Antoine Bohier Du Prat (c. 1460 – 27 November 1519) was a French Roman Catholic bishop and cardinal.

==Biography==

Antoine Bohier Du Prat was born in Issoire, ca. 1460, the son of Austremoine Bohier, baron of Saint-Ciergues, and Anne Du Prat. He was the cousin of Cardinal Antoine Duprat.

He entered the Order of Saint Benedict at Fécamp Abbey. There, he was ordained as a priest. He became a president of the Parlement of Rouen.

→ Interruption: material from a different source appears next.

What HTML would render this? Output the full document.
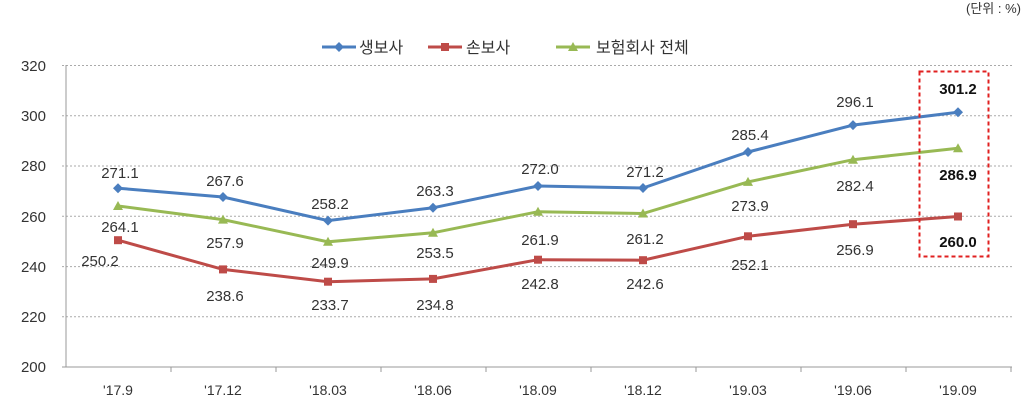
<!DOCTYPE html>
<html><head><meta charset="utf-8"><style>body{margin:0;background:#fff}svg{display:block}text{font-family:"Liberation Sans","Noto Sans CJK KR",sans-serif}</style></head><body>
<svg width="1025" height="407" xmlns="http://www.w3.org/2000/svg">
<text x="1021" y="13" font-size="13" text-anchor="end" fill="#333">(단위 : %)</text>
<g stroke="#aaa" stroke-dasharray="2,2" stroke-width="1">
<line x1="62" y1="65.5" x2="1012" y2="65.5"/><line x1="62" y1="115.8" x2="1012" y2="115.8"/><line x1="62" y1="166" x2="1012" y2="166"/><line x1="62" y1="216.3" x2="1012" y2="216.3"/><line x1="62" y1="266.6" x2="1012" y2="266.6"/><line x1="62" y1="316.8" x2="1012" y2="316.8"/>
</g>
<g stroke="#999" stroke-width="1"><line x1="66" y1="65" x2="66" y2="367"/><line x1="62" y1="367" x2="1012" y2="367"/>
<line x1="171" y1="367" x2="171" y2="372"/><line x1="276" y1="367" x2="276" y2="372"/><line x1="381" y1="367" x2="381" y2="372"/><line x1="486" y1="367" x2="486" y2="372"/><line x1="591" y1="367" x2="591" y2="372"/><line x1="696" y1="367" x2="696" y2="372"/><line x1="801" y1="367" x2="801" y2="372"/><line x1="906" y1="367" x2="906" y2="372"/><line x1="1011" y1="367" x2="1011" y2="372"/></g>
<g font-size="15" fill="#333" text-anchor="end"><text x="46" y="71">320</text><text x="46" y="121">300</text><text x="46" y="171">280</text><text x="46" y="222">260</text><text x="46" y="272">240</text><text x="46" y="322">220</text><text x="46" y="372">200</text></g>
<g font-size="14" fill="#333" text-anchor="middle"><text x="118" y="395">'17.9</text><text x="223" y="395">'17.12</text><text x="328" y="395">'18.03</text><text x="433" y="395">'18.06</text><text x="538" y="395">'18.09</text><text x="643" y="395">'18.12</text><text x="748" y="395">'19.03</text><text x="853" y="395">'19.06</text><text x="958" y="395">'19.09</text></g>
<g font-size="16" fill="#333">
<line x1="322" y1="47" x2="356" y2="47" stroke="#4a7ebf" stroke-width="3"/><polygon points="339,42 344,47 339,52 334,47" fill="#4a7ebf"/><text x="359" y="53">생보사</text>
<line x1="428" y1="47" x2="462" y2="47" stroke="#be4b48" stroke-width="3"/><rect x="441" y="43" width="8" height="8" fill="#be4b48"/><text x="466" y="53">손보사</text>
<line x1="556" y1="47" x2="590" y2="47" stroke="#98b954" stroke-width="3"/><polygon points="573,42 578,51 568,51" fill="#98b954"/><text x="596" y="53">보험회사 전체</text>
</g>
<polyline fill="none" stroke="#4a7ebf" stroke-width="3" points="118,188.2 223,197 328,220.6 433,207.8 538,186 643,188 748,152 853,125.1 958,112.2"/>
<polyline fill="none" stroke="#98b954" stroke-width="3" points="118,206 223,219.6 328,241.8 433,232.8 538,211.7 643,213.5 748,181.9 853,159.7 958,148.3"/>
<polyline fill="none" stroke="#be4b48" stroke-width="3" points="118,240.2 223,269.4 328,281.7 433,278.9 538,259.7 643,260.2 748,236.3 853,224.2 958,216.5"/>
<g fill="#4a7ebf"><polygon points="118,183.2 123,188.2 118,193.2 113,188.2"/><polygon points="223,192 228,197 223,202 218,197"/><polygon points="328,215.6 333,220.6 328,225.6 323,220.6"/><polygon points="433,202.8 438,207.8 433,212.8 428,207.8"/><polygon points="538,181 543,186 538,191 533,186"/><polygon points="643,183 648,188 643,193 638,188"/><polygon points="748,147 753,152 748,157 743,152"/><polygon points="853,120.1 858,125.1 853,130.1 848,125.1"/><polygon points="958,107.2 963,112.2 958,117.2 953,112.2"/></g>
<g fill="#98b954"><polygon points="118,201 123,210 113,210"/><polygon points="223,214.6 228,223.6 218,223.6"/><polygon points="328,236.8 333,245.8 323,245.8"/><polygon points="433,227.8 438,236.8 428,236.8"/><polygon points="538,206.7 543,215.7 533,215.7"/><polygon points="643,208.5 648,217.5 638,217.5"/><polygon points="748,176.9 753,185.9 743,185.9"/><polygon points="853,154.7 858,163.7 848,163.7"/><polygon points="958,143.3 963,152.3 953,152.3"/></g>
<g fill="#be4b48"><rect x="114" y="236.2" width="8" height="8"/><rect x="219" y="265.4" width="8" height="8"/><rect x="324" y="277.7" width="8" height="8"/><rect x="429" y="274.9" width="8" height="8"/><rect x="534" y="255.7" width="8" height="8"/><rect x="639" y="256.2" width="8" height="8"/><rect x="744" y="232.3" width="8" height="8"/><rect x="849" y="220.2" width="8" height="8"/><rect x="954" y="212.5" width="8" height="8"/></g>
<g font-size="15" fill="#333" text-anchor="middle">
<text x="120" y="178">271.1</text><text x="225" y="186">267.6</text><text x="330" y="209">258.2</text><text x="435" y="196">263.3</text><text x="540" y="174">272.0</text><text x="645" y="177">271.2</text><text x="750" y="140">285.4</text><text x="855" y="107">296.1</text>
<text x="120" y="232">264.1</text><text x="225" y="248">257.9</text><text x="330" y="268">249.9</text><text x="435" y="258">253.5</text><text x="540" y="245">261.9</text><text x="645" y="244">261.2</text><text x="750" y="211">273.9</text><text x="855" y="191">282.4</text>
<text x="100" y="266">250.2</text><text x="225" y="301">238.6</text><text x="330" y="310">233.7</text><text x="435" y="310">234.8</text><text x="540" y="289">242.8</text><text x="645" y="289">242.6</text><text x="750" y="270">252.1</text><text x="855" y="255">256.9</text>
</g>
<g font-size="15" fill="#111" font-weight="bold" text-anchor="middle"><text x="958" y="94">301.2</text><text x="958" y="180">286.9</text><text x="958" y="247">260.0</text></g>
<rect x="919.5" y="71.5" width="69" height="185" fill="none" stroke="#e02020" stroke-width="2" stroke-dasharray="4,3"/>
</svg>
</body></html>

He resisted being raised to the episcopate until the queen mother of France, Louise of Savoy, personally entreated him. After he agreed, on 13 November 1514, he was elected Archbishop of Bourges. On 22 November 1514 he was granted permission to wear the Religious habit of a secular archbishop rather than the habit of the Benedictine Order. He was Archbishop of Bourges until his death.

Pope Leo X made him a cardinal priest in the consistory of 1 April 1517. On 27 April 1517, he was granted permission to wear a cardinal's habit instead of the habit of his order. He received the red hat and the titular church of Sant'Anastasia on 25 May 1517.

He died at the court of Francis I of France at Blois, on 27 November 1519. He was buried in Bourges Cathedral.